Purchase this article with an account.
S. N. Peirson, F. M. Cuthbertson, R. G. Foster, S. M. Downes; Transmission pf Blue + Ultra Violet-Blocking Intraocular Lenses in Comparison to Ultra Violet Only-Blocking Lenses Under Home Lighting Conditions. Invest. Ophthalmol. Vis. Sci. 2009;50(13):5597.
Download citation file:
© ARVO (1962-2015); The Authors (2016-present)
Blue-blocking intraocular lenses have been developed for use in cataract surgery based on the theory that short wavelength visible light may damage retinal cells. A side effect of blocking blue light is a reduction in the input to melanopsin-expressing photoreceptive retinal ganglion cells (pRGCs), which have a maximal sensitivity at 480nm. These cells provide input to the circadian system and regulate the sleep-wake cycle. We know that cataract surgery improves sleep in some patients which we hypothesise to be an effect of increased blue light exposure. We looked at the transmission of different lens types and calculated their effect in the home environment to assess the likely impact of these lenses on sleep in an elderly population.

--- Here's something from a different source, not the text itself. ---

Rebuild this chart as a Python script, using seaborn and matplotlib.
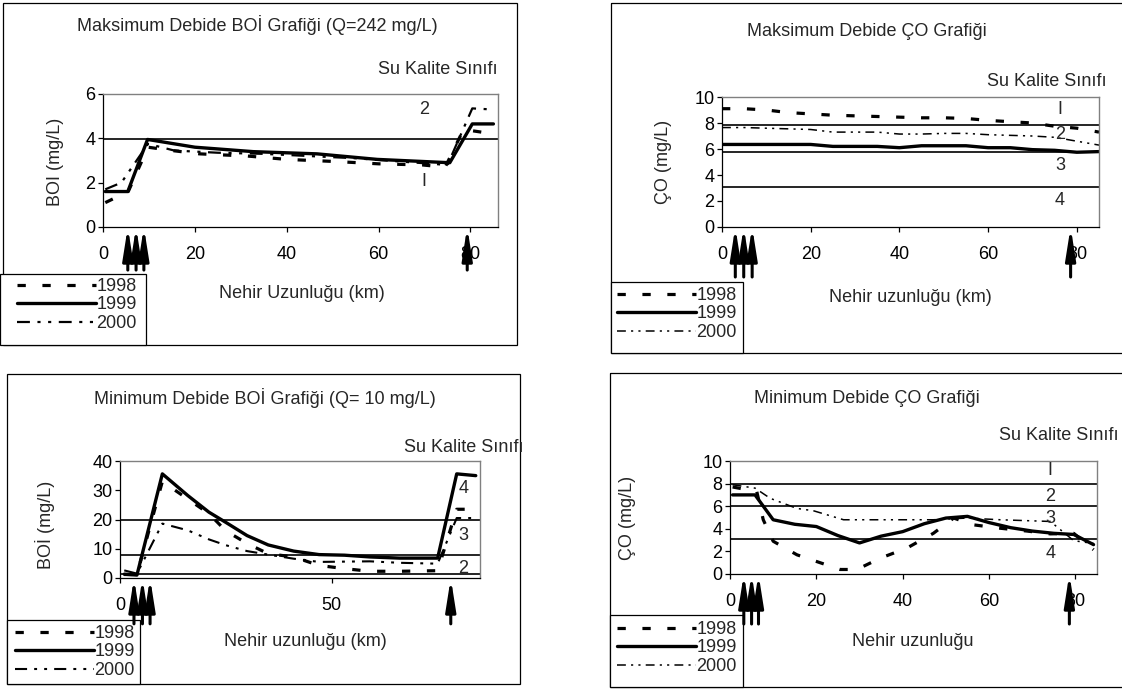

Lens transmission was measured in the laboratory for 3 different powers of the Acrysof SA60AT (UV-blocking) and the Acrysof Natural SN60AT (blue-blocking) lenses. The emission spectrum and intensity of three home light sources and one office light source were measured using a spectrometer. This information along with the absorption spectrum of melanopsin was used to calculate the relative reduction in light available for circadian regulation with each light source in the presence of each lens implant.
A reduction in light available for pRGC stimulation was seen with the blue-blocker compared to UV-blocker for all light sources, varying from 11% to 22% dependent on light source.
It is likely that individuals who experience poor exposure to natural daylight do not get sufficient illumination from artificial light sources to allow robust entrainment of circadian rhythms. Those who have blue-blocking lens implants will experience further reduction in light available for absorption by melanopsin-exressing pRGCs. This may be clinically relevant in terms of sleep disruption, particularly in a population with a high prevalence of sleep problems. This will need to be addressed by improving home lighting conditions, and paying attention to the emission spectra and intensity of light sources used.